The US military will not punish a marine who performed an obscenity-laced song to a cheering crowd of fellow troops in Iraq making light of killing Iraqis, the Marine Corps said today.
The marines two weeks ago launched a preliminary inquiry into whether Corporal Joshua Belile, who returned home from Iraq in March, violated military law in singing the song, a four-minute video of which was posted on the Internet.
In the song, titled Hadji Girl, Belile sang to fellow troops at a base in Iraq about encountering an Iraqi woman and her family. I grabbed her little sister and put her in front of me. As the bullets began to fly, the blood sprayed from between her eyes, and then I laughed maniacally, he sang.

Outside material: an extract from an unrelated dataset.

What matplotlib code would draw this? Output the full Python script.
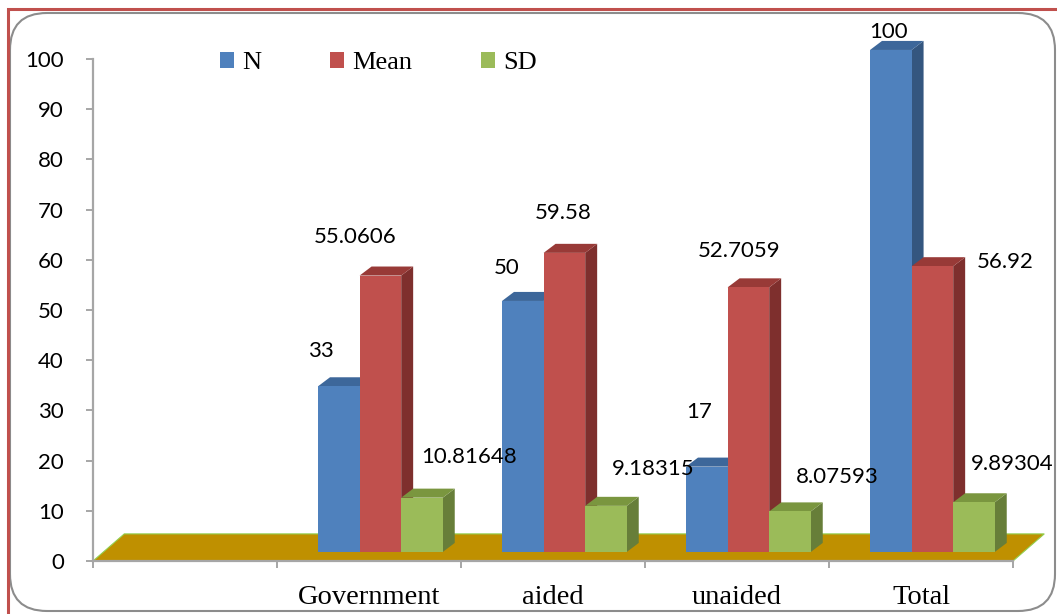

‘‘The preliminary inquiry has been concluded. No punitive action will be taken against Corporal Belile. And there will be no further investigation,’’ said Maj Shawn Haney, a spokeswoman at Marine Corps Air Station Cherry Point in North Carolina.
Belile, who is stationed at Marine Corps Air Station New River in North Carolina and is a member of a band called the Sweater Kittenz, this month apologised if the song hurt anyone’s feelings.
He told the Daily News in Jacksonville, the song was ‘‘supposed to be funny’’, with lyrics based on lines from the 2004 satirical movie Team America: World Police.